Preparativos finais no Centro de Exposições e Congressos de Sevilha, dias antes do início da Cúpula da ONU. 27 de junho de 2026, em Sevilha (Andaluzia, Espanha). A 4ª Conferência Internacional das Nações Unidas sobre Financiamento para o Desenvolvimento será realizada na FIBES, em Sevilha, de 29 de junho a 3 de julho. 27 de junho de 2025 Rocío Ruz / Europa Press 27 de junho de 2025
Preparativos finais no Centro de Exposições e Congressos de Sevilha, dias antes do início da Cúpula da ONU. 27 de junho de 2026, em Sevilha (Andaluzia, Espanha). A 4ª Conferência Internacional das Nações Unidas sobre Financiamento para o Desenvolvimento será realizada na FIBES, em Sevilha, de 29 de junho a 3 de julho. 27 de junho de 2025 Rocío Ruz / Europa Press 27 de junho de 2025 Rocío Ruz (Europa Press)

"A governança deve ser transferida para as Nações Unidas, para que os países do Sul Global tenham participação igualitária e os interesses dos poderosos sejam superados", afirma Alcázar. A defesa do multilateralismo na tomada de decisões, para garantir estruturas mais inclusivas, é outro elemento-chave no cerne das demandas da sociedade civil e se apresenta como uma solução à intimidação unilateral que define a estratégia geopolítica e comercial perseguida por Donald Trump a partir dos Estados Unidos.

As organizações insistem em "não simplificar a narrativa que retrata os EUA como os únicos desmancha-prazeres". "Muitos governos do Norte Global destruíram ativamente a ambição do Compromisso de Sevilha a portas fechadas", alertam. "A situação dos EUA está complicada agora, mas este governo terminará e outro virá, então temos que trabalhar a longo prazo", argumenta Fresnillo. Para Scherer, a ausência deliberada do governo americano poderia, ao contrário, "tornar-se uma oportunidade" para os demais.

O fórum também discutirá outros elementos do Compromisso de Sevilha, como a governança da ciência, tecnologia e inovação e a ameaça representada pela inteligência artificial e pelo controle de dados nas mãos de poucos. "A mudança precisa vir de baixo", argumenta Alcázar. "Não podemos sustentar um modelo de bem-estar social baseado no empobrecimento de outros países ou na destruição do planeta", acrescenta.

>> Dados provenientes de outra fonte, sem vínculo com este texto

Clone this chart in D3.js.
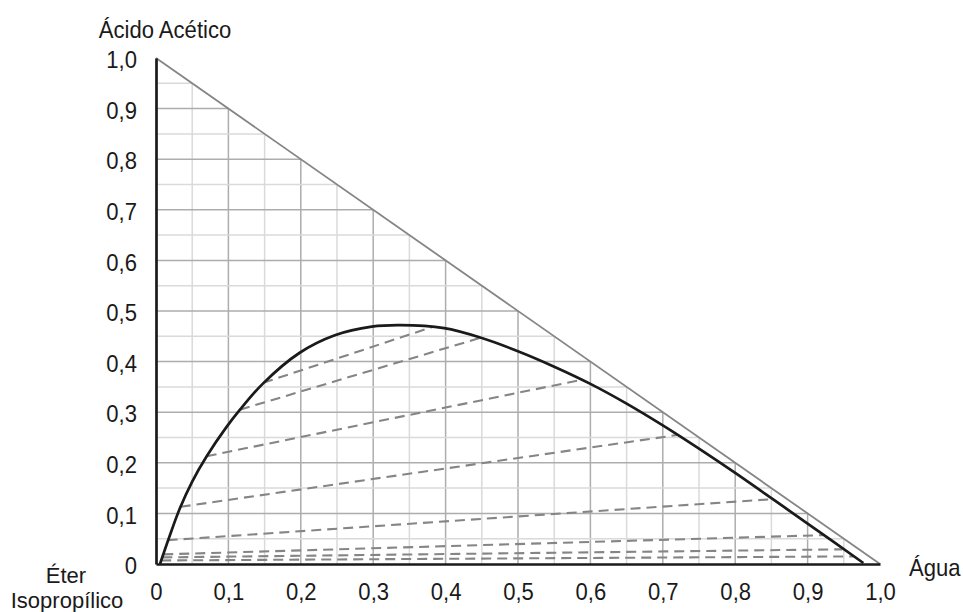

Apesar das críticas, há um vislumbre de otimismo subjacente: o simples fato de a cúpula estar sendo realizada já é, por si só, um exercício de multilateralismo. "As Nações Unidas não têm o papel de liderança que gostaríamos, mas ainda têm um papel de coordenação dos diversos atores da cooperação", observa Botella. "Depois de Sevilha, continuaremos trabalhando", afirma.